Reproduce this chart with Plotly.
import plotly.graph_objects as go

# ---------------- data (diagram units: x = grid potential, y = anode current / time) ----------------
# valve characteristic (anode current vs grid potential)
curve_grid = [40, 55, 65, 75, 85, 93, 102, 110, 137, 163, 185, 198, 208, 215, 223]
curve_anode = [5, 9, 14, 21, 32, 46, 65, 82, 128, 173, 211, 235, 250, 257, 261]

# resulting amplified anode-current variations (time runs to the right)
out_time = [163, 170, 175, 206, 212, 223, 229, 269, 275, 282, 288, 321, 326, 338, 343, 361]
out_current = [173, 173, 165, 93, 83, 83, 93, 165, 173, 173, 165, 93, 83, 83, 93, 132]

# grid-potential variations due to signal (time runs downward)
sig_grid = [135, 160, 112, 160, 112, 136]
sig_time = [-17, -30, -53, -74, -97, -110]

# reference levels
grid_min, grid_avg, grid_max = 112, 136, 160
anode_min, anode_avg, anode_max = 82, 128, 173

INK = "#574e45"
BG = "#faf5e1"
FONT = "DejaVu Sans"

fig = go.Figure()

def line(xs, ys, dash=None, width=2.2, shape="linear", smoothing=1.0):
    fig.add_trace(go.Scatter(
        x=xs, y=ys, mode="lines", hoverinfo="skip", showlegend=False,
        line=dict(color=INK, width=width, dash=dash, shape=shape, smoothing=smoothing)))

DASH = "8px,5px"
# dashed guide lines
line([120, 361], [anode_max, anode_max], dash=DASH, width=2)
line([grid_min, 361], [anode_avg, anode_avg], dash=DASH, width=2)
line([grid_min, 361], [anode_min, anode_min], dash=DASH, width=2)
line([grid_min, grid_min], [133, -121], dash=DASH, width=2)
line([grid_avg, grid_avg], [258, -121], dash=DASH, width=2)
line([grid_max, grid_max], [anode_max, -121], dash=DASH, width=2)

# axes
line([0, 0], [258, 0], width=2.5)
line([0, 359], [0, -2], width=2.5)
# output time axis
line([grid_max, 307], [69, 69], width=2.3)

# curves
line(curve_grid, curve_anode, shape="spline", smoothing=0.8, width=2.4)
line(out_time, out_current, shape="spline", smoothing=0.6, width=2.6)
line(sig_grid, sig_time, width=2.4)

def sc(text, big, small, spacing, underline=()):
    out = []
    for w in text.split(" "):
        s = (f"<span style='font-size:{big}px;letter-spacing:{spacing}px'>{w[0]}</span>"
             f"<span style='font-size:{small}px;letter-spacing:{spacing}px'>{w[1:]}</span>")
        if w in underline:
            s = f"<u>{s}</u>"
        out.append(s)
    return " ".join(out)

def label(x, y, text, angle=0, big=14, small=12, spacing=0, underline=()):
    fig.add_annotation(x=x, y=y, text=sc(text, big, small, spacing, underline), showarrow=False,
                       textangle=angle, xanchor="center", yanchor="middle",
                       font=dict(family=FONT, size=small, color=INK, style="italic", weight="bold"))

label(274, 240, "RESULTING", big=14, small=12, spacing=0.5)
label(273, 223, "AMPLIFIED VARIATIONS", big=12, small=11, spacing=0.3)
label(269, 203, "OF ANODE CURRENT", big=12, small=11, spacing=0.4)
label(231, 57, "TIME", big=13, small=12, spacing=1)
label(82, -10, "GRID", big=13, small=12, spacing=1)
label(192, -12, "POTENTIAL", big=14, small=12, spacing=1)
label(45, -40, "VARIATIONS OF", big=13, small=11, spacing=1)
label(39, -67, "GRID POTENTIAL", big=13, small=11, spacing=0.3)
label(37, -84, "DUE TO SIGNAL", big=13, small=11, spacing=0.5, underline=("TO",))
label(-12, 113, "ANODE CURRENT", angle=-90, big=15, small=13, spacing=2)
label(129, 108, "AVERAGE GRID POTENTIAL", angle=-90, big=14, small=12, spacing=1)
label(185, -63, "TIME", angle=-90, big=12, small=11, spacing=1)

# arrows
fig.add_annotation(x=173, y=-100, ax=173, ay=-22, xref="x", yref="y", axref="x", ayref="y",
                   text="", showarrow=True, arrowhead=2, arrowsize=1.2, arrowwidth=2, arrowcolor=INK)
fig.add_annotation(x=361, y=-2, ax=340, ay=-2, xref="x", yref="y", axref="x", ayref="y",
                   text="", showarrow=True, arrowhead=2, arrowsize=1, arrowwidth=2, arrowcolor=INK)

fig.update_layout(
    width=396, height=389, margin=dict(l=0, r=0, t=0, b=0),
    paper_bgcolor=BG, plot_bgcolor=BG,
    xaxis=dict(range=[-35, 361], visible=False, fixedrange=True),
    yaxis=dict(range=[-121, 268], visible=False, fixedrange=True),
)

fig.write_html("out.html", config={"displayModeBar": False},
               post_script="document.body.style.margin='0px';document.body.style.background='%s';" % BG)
==
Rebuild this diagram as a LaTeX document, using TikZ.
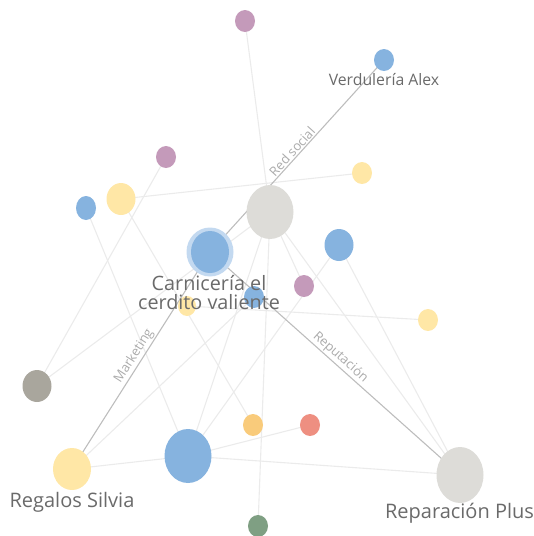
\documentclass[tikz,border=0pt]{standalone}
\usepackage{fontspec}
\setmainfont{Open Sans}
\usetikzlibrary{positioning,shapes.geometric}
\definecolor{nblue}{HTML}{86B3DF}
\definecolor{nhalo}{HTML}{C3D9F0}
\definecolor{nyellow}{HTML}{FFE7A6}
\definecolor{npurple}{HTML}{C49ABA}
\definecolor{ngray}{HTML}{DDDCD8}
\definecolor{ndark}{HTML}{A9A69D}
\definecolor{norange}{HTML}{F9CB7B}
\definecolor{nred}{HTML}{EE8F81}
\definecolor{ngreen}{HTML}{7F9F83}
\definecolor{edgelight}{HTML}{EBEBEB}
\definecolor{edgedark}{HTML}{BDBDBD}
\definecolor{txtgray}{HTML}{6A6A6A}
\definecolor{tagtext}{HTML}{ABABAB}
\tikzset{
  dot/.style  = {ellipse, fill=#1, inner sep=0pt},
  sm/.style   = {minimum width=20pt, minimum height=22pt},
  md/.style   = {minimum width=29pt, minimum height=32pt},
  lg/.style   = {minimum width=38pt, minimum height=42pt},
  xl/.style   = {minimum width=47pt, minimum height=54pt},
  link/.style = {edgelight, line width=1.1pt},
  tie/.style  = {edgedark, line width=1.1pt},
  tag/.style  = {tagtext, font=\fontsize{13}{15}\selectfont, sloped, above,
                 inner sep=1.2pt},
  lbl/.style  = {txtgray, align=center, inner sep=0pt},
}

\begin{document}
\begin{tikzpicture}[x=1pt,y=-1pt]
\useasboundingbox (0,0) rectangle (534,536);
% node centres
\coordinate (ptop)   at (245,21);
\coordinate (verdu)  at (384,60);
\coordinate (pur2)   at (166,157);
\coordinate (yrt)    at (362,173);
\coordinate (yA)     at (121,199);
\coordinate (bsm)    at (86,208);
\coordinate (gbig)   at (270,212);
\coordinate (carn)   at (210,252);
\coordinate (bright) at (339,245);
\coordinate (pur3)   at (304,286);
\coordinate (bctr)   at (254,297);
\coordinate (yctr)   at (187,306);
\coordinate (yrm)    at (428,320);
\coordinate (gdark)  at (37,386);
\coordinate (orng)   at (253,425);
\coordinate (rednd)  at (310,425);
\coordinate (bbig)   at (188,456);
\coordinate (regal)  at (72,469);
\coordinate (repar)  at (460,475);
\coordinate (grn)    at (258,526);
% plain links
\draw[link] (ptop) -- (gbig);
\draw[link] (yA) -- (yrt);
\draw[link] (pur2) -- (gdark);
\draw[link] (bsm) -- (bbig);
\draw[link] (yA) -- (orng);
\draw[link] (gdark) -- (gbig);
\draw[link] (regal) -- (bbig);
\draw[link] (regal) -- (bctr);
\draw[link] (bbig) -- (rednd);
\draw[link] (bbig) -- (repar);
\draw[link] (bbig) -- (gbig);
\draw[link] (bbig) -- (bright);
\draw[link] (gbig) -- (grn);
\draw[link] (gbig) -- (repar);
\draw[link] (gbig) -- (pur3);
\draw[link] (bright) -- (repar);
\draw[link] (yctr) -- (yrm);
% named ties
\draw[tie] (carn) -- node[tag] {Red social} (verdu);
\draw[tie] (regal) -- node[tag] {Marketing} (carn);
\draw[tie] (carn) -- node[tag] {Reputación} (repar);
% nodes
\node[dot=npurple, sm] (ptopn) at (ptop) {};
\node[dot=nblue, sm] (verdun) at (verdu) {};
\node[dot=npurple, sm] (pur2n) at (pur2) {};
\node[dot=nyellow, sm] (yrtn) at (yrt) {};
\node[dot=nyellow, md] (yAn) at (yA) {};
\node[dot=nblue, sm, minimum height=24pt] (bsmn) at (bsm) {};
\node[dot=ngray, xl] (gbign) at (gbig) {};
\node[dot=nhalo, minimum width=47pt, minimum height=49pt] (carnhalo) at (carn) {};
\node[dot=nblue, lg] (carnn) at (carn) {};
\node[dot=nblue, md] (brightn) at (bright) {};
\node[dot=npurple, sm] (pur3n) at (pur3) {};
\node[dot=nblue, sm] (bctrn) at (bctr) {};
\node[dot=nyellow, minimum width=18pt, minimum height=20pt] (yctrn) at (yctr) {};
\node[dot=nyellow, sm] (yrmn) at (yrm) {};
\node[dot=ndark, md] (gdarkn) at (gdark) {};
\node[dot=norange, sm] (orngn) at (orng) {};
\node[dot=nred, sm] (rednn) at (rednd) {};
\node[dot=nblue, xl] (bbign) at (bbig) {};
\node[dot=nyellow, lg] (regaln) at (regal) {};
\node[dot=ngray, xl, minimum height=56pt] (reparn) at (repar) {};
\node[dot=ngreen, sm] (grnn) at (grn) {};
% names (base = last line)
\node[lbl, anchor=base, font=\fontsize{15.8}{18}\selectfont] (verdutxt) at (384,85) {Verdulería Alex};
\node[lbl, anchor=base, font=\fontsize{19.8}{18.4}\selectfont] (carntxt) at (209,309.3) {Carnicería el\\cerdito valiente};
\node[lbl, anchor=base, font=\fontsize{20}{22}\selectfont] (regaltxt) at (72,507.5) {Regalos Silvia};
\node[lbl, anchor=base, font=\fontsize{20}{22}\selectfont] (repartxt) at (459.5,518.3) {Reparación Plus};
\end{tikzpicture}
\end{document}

▶ _What you will do_: Begin with the line containing "Reproduce this chart with Plotly.", end with the line containing "dash=dash, shape=shape, smoothing=smoothing)))", and repeat every line in that stretch exactly.

▶ _Written answer_:
Reproduce this chart with Plotly.
import plotly.graph_objects as go

# ---------------- data (diagram units: x = grid potential, y = anode current / time) ----------------
# valve characteristic (anode current vs grid potential)
curve_grid = [40, 55, 65, 75, 85, 93, 102, 110, 137, 163, 185, 198, 208, 215, 223]
curve_anode = [5, 9, 14, 21, 32, 46, 65, 82, 128, 173, 211, 235, 250, 257, 261]

# resulting amplified anode-current variations (time runs to the right)
out_time = [163, 170, 175, 206, 212, 223, 229, 269, 275, 282, 288, 321, 326, 338, 343, 361]
out_current = [173, 173, 165, 93, 83, 83, 93, 165, 173, 173, 165, 93, 83, 83, 93, 132]

# grid-potential variations due to signal (time runs downward)
sig_grid = [135, 160, 112, 160, 112, 136]
sig_time = [-17, -30, -53, -74, -97, -110]

# reference levels
grid_min, grid_avg, grid_max = 112, 136, 160
anode_min, anode_avg, anode_max = 82, 128, 173

INK = "#574e45"
BG = "#faf5e1"
FONT = "DejaVu Sans"

fig = go.Figure()

def line(xs, ys, dash=None, width=2.2, shape="linear", smoothing=1.0):
    fig.add_trace(go.Scatter(
        x=xs, y=ys, mode="lines", hoverinfo="skip", showlegend=False,
        line=dict(color=INK, width=width, dash=dash, shape=shape, smoothing=smoothing)))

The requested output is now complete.